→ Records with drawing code
^^^^^^^^^^^^^^^^

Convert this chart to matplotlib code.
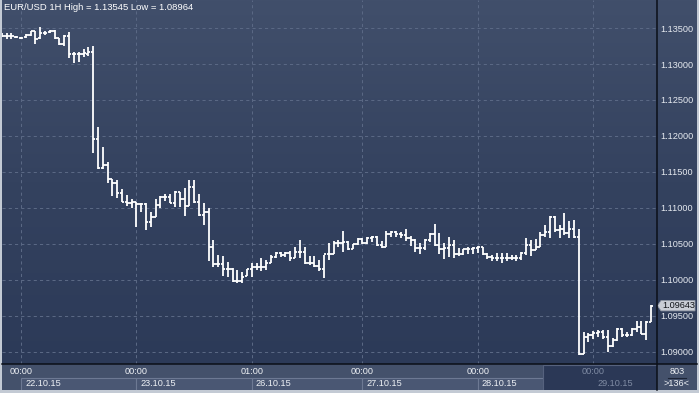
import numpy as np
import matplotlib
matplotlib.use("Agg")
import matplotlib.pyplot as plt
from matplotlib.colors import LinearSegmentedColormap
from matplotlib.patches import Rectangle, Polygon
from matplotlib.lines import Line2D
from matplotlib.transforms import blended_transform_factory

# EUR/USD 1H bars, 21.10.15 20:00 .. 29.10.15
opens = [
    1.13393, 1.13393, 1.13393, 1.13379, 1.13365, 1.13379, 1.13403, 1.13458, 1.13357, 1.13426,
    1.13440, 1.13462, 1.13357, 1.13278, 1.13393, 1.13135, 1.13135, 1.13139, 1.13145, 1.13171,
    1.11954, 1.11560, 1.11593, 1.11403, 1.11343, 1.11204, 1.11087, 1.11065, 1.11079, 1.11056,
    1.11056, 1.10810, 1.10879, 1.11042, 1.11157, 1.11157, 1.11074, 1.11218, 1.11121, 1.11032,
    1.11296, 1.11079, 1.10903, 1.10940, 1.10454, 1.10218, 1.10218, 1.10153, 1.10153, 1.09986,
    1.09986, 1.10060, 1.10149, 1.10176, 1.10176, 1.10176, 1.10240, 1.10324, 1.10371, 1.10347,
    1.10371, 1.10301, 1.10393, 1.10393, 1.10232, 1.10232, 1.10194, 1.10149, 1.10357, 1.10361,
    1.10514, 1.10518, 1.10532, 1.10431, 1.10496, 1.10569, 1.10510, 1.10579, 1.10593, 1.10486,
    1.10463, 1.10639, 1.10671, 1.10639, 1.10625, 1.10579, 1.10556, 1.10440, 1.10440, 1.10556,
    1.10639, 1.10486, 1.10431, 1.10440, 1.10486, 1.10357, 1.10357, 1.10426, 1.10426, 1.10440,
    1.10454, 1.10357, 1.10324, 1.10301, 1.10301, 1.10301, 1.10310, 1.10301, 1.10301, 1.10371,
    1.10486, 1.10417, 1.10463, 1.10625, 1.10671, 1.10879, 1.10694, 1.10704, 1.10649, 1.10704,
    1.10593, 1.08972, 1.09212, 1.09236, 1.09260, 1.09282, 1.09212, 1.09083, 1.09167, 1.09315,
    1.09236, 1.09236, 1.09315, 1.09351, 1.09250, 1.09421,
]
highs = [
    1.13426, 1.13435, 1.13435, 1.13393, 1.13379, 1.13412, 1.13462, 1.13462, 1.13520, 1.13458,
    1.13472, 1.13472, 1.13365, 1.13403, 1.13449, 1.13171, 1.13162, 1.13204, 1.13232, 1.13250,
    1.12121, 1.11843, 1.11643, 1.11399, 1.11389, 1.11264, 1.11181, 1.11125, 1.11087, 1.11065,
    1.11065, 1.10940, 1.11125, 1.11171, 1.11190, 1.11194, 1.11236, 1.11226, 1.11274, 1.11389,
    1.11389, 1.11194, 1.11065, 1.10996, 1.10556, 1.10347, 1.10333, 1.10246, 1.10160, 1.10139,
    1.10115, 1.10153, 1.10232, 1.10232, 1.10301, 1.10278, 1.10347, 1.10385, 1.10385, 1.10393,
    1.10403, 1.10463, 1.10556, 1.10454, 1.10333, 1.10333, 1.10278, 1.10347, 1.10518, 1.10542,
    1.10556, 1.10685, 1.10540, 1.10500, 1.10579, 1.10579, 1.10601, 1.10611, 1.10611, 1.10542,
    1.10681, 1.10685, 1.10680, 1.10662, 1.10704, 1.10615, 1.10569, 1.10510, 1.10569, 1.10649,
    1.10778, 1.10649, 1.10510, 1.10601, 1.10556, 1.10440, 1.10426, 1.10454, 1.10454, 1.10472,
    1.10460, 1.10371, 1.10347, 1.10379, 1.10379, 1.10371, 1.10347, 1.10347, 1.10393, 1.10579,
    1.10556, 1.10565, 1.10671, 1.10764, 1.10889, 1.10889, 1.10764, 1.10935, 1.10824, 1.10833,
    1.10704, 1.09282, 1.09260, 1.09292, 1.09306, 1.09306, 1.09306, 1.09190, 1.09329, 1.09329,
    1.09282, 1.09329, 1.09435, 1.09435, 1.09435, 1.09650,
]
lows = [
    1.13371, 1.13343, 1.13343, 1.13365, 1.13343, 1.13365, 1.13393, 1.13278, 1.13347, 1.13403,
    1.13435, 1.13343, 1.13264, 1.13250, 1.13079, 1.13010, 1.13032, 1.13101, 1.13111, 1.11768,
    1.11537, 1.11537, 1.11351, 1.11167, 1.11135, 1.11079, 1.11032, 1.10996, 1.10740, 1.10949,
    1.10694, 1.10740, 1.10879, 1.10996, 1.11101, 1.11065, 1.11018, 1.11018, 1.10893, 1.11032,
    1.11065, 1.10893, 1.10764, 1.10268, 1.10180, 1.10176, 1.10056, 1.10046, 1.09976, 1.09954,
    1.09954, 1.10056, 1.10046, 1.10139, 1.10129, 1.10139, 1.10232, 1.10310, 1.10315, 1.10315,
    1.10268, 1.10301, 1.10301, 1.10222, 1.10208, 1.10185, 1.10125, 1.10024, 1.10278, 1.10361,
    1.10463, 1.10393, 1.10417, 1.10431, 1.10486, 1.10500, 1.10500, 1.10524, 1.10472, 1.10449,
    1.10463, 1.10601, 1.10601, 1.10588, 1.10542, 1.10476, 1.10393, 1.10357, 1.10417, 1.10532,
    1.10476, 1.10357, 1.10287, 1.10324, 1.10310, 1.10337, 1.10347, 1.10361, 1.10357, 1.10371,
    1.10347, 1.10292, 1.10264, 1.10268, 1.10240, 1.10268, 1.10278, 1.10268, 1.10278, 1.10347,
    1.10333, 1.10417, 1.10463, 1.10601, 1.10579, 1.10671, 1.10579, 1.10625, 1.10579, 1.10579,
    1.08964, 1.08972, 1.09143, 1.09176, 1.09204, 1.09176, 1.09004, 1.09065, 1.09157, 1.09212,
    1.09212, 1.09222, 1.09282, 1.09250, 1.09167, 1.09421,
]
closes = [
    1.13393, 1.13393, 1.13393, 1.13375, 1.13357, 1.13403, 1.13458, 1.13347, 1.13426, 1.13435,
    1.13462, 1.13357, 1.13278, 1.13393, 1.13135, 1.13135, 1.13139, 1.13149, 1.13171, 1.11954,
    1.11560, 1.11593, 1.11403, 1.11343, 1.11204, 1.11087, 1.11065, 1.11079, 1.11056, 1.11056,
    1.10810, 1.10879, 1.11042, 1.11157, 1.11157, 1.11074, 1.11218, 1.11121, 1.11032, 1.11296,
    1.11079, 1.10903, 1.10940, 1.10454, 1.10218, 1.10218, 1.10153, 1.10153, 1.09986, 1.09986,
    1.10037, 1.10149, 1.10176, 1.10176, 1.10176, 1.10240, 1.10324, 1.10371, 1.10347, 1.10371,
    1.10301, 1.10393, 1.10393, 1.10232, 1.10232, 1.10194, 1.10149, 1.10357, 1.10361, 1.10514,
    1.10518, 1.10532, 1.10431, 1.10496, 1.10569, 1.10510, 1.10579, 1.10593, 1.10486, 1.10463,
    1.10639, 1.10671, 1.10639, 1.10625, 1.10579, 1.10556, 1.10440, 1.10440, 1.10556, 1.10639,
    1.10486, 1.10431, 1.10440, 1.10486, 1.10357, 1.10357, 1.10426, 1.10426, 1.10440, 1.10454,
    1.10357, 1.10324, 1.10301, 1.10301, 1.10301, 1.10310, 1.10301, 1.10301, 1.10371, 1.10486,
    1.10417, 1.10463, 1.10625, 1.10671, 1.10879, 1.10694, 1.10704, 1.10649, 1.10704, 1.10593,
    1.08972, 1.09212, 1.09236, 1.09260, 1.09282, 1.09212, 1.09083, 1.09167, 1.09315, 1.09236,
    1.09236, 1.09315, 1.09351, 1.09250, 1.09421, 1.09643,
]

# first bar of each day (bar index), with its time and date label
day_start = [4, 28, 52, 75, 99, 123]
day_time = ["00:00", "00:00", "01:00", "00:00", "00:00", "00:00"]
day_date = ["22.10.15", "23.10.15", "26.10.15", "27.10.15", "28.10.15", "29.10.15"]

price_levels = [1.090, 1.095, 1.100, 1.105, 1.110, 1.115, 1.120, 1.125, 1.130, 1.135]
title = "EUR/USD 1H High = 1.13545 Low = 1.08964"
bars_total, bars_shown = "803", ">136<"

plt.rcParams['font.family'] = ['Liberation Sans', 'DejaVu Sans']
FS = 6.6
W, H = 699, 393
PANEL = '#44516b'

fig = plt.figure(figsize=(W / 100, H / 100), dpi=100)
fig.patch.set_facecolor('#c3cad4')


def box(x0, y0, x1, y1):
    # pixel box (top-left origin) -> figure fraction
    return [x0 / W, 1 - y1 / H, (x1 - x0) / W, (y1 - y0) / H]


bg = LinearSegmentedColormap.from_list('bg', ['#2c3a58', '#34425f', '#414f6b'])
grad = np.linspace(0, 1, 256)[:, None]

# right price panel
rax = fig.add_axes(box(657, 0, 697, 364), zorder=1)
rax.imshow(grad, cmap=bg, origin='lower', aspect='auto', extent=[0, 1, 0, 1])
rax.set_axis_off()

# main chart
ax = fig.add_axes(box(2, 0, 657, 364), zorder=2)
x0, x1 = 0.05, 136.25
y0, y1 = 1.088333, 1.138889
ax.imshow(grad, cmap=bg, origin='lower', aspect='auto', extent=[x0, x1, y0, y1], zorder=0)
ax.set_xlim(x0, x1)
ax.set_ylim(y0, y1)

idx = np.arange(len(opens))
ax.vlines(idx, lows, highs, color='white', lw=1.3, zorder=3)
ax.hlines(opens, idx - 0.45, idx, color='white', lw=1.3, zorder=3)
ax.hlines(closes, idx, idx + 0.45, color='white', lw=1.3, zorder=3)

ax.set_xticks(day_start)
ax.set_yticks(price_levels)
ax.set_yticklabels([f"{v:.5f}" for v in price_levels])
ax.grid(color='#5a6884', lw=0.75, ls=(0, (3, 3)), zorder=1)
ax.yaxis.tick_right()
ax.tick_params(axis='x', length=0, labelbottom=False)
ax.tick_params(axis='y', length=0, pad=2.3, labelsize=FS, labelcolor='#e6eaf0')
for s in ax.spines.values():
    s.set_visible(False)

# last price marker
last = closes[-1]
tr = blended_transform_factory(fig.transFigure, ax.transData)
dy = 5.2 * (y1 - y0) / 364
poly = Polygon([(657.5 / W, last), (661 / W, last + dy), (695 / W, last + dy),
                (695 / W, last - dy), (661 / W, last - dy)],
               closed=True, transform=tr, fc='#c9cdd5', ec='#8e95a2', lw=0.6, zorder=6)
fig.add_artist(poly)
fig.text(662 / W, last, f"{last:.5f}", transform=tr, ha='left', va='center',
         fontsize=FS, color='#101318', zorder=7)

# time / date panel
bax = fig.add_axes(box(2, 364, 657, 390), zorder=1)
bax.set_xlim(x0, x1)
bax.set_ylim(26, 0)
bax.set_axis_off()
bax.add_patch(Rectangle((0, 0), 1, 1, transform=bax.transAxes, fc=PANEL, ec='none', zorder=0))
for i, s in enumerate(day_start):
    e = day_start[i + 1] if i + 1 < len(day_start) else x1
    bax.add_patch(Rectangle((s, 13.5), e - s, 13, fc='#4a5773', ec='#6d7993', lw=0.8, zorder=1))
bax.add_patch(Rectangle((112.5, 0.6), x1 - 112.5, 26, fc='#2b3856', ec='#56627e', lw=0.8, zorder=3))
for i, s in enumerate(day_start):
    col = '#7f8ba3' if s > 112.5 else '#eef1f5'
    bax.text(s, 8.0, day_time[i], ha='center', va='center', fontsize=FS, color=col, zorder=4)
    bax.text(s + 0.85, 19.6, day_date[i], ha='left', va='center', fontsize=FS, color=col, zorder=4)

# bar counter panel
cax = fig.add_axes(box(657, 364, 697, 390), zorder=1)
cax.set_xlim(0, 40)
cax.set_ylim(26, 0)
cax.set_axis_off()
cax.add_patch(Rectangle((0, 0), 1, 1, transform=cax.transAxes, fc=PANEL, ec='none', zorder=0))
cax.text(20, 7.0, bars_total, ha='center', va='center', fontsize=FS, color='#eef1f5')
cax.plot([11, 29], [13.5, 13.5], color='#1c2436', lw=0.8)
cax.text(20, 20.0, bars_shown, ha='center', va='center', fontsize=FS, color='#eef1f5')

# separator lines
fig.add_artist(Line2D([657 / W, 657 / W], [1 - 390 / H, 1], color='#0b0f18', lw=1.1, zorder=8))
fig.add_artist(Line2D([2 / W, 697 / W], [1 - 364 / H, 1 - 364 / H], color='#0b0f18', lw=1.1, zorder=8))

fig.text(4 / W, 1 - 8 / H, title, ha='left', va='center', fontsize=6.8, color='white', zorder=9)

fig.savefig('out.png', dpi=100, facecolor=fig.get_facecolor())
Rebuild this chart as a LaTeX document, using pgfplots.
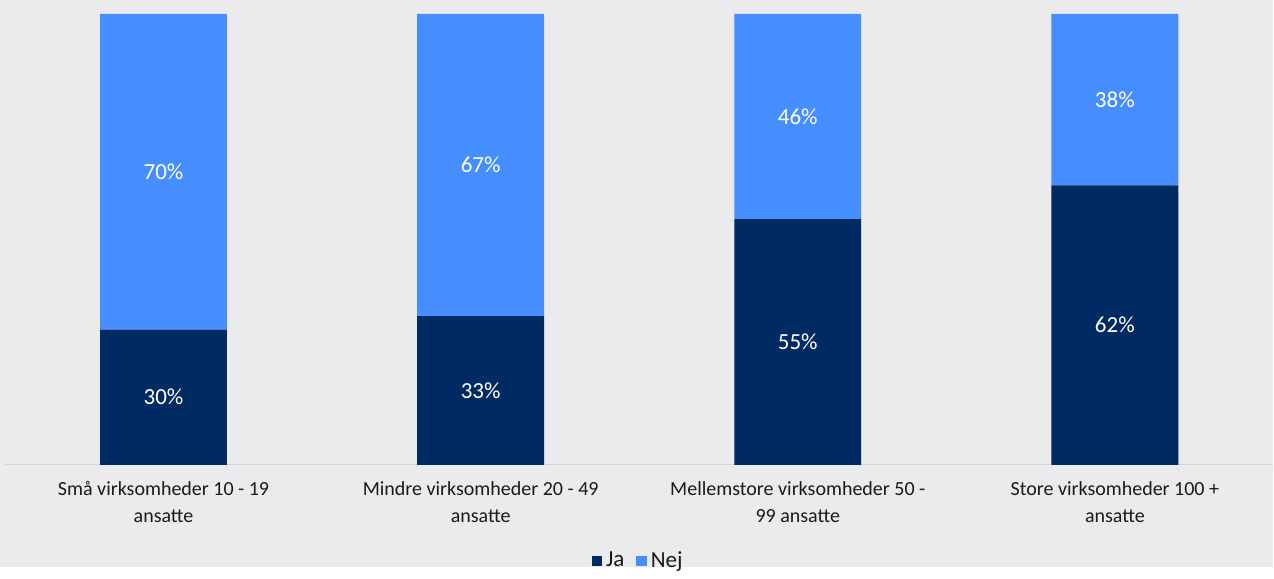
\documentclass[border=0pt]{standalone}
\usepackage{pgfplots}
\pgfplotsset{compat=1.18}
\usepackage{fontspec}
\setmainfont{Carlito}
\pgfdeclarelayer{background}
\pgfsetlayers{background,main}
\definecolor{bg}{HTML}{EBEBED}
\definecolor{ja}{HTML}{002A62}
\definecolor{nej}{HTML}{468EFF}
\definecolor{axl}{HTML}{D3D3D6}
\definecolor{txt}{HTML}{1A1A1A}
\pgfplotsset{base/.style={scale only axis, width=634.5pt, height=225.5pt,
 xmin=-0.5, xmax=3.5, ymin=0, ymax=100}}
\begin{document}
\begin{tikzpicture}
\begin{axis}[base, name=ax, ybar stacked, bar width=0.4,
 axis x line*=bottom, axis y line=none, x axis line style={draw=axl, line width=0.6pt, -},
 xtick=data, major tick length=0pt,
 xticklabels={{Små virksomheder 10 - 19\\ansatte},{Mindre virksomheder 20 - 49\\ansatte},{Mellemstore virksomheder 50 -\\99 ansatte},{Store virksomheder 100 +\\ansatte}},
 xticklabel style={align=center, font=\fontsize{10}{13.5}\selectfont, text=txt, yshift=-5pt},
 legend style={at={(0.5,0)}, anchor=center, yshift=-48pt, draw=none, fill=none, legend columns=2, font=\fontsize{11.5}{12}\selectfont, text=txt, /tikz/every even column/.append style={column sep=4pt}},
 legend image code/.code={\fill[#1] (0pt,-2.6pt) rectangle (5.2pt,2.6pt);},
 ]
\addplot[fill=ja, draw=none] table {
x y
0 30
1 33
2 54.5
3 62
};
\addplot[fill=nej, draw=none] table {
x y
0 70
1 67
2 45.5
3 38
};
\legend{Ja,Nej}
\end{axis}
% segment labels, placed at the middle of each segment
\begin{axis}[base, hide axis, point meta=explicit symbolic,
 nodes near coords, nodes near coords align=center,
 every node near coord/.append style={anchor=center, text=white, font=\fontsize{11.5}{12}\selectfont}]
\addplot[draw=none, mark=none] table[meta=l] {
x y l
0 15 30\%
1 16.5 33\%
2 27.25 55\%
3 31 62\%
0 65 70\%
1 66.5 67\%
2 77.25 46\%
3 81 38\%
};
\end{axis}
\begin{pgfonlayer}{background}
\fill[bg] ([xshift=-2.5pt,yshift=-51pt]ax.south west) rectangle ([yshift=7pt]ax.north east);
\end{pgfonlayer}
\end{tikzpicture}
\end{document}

^^^^^^^^^^^^^^^^

→ TASK OBJECTIVE
Starting at the first line of the records above, set down each line exactly through the one that holds "from matplotlib.transforms import". Omit pictures.

→ ANSWER TO THE PROBLEM
Convert this chart to matplotlib code.
import numpy as np
import matplotlib
matplotlib.use("Agg")
import matplotlib.pyplot as plt
from matplotlib.colors import LinearSegmentedColormap
from matplotlib.patches import Rectangle, Polygon
from matplotlib.lines import Line2D
from matplotlib.transforms import blended_transform_factory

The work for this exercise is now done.